Data section:
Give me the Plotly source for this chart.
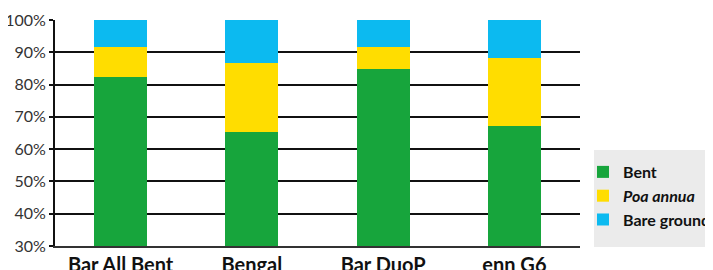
import plotly.graph_objects as go

categories = ["Bar All Bent", "Bengal", "Bar DuoP", "enn G6"]
bent = [82.3, 65.3, 84.8, 67.2]
poa_annua = [9.3, 21.4, 6.8, 21.0]
bare_ground = [8.4, 13.3, 8.4, 11.8]
y_ticks = [30, 40, 50, 60, 70, 80, 90, 100]
y_tick_labels = [f"{v}%" for v in y_ticks]

fig = go.Figure()
fig.add_trace(go.Bar(x=categories, y=bent, name="<b>Bent</b>", marker_color="#17a53c", marker_line_width=0))
fig.add_trace(go.Bar(x=categories, y=poa_annua, name="<b><i>Poa annua</i></b>", marker_color="#ffdd00", marker_line_width=0))
fig.add_trace(go.Bar(x=categories, y=bare_ground, name="<b>Bare ground</b>", marker_color="#0cbaf0", marker_line_width=0))

# legend background panel
fig.add_shape(type="rect", xref="paper", yref="paper",
              x0=1.0267, x1=1.30, y0=-0.0044, y1=0.4248,
              fillcolor="#ebebeb", line_width=0, layer="below")

fig.update_layout(
    barmode="stack",
    bargap=0.595,
    width=721, height=270,
    margin=dict(l=47, r=149, t=12, b=32, autoexpand=False),
    plot_bgcolor="rgba(0,0,0,0)", paper_bgcolor="white",
    font=dict(family="Lato, sans-serif", color="#222"),
    showlegend=True,
    legend=dict(
        traceorder="normal",
        x=1.0057, xanchor="left", y=0.4027, yanchor="top",
        bgcolor="rgba(0,0,0,0)",
        font=dict(size=16, color="#111"),
        itemwidth=30,
        tracegroupgap=0,
    ),
    xaxis=dict(
        automargin=False,
        showline=True, linecolor="#333", linewidth=2,
        tickfont=dict(size=20, color="#111", family="Lato, sans-serif", weight="bold"),
        ticks="", showgrid=False,
    ),
    yaxis=dict(
        automargin=False,
        range=[30, 100],
        tickvals=y_ticks, ticktext=y_tick_labels,
        tickfont=dict(size=16, color="#333"),
        showgrid=True, gridcolor="#111", gridwidth=1.5,
        showline=True, linecolor="#111", linewidth=2,
        ticks="outside", ticklen=4, tickcolor="#111", tickwidth=1.5,
        zeroline=False,
    ),
)

fig.write_html("out.html")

What to do: Repeat all the data as it stands, dropping any images it holds.

Answer for this exercise:
Give me the Plotly source for this chart.
import plotly.graph_objects as go

categories = ["Bar All Bent", "Bengal", "Bar DuoP", "enn G6"]
bent = [82.3, 65.3, 84.8, 67.2]
poa_annua = [9.3, 21.4, 6.8, 21.0]
bare_ground = [8.4, 13.3, 8.4, 11.8]
y_ticks = [30, 40, 50, 60, 70, 80, 90, 100]
y_tick_labels = [f"{v}%" for v in y_ticks]

fig = go.Figure()
fig.add_trace(go.Bar(x=categories, y=bent, name="<b>Bent</b>", marker_color="#17a53c", marker_line_width=0))
fig.add_trace(go.Bar(x=categories, y=poa_annua, name="<b><i>Poa annua</i></b>", marker_color="#ffdd00", marker_line_width=0))
fig.add_trace(go.Bar(x=categories, y=bare_ground, name="<b>Bare ground</b>", marker_color="#0cbaf0", marker_line_width=0))

# legend background panel
fig.add_shape(type="rect", xref="paper", yref="paper",
              x0=1.0267, x1=1.30, y0=-0.0044, y1=0.4248,
              fillcolor="#ebebeb", line_width=0, layer="below")

fig.update_layout(
    barmode="stack",
    bargap=0.595,
    width=721, height=270,
    margin=dict(l=47, r=149, t=12, b=32, autoexpand=False),
    plot_bgcolor="rgba(0,0,0,0)", paper_bgcolor="white",
    font=dict(family="Lato, sans-serif", color="#222"),
    showlegend=True,
    legend=dict(
        traceorder="normal",
        x=1.0057, xanchor="left", y=0.4027, yanchor="top",
        bgcolor="rgba(0,0,0,0)",
        font=dict(size=16, color="#111"),
        itemwidth=30,
        tracegroupgap=0,
    ),
    xaxis=dict(
        automargin=False,
        showline=True, linecolor="#333", linewidth=2,
        tickfont=dict(size=20, color="#111", family="Lato, sans-serif", weight="bold"),
        ticks="", showgrid=False,
    ),
    yaxis=dict(
        automargin=False,
        range=[30, 100],
        tickvals=y_ticks, ticktext=y_tick_labels,
        tickfont=dict(size=16, color="#333"),
        showgrid=True, gridcolor="#111", gridwidth=1.5,
        showline=True, linecolor="#111", linewidth=2,
        ticks="outside", ticklen=4, tickcolor="#111", tickwidth=1.5,
        zeroline=False,
    ),
)

fig.write_html("out.html")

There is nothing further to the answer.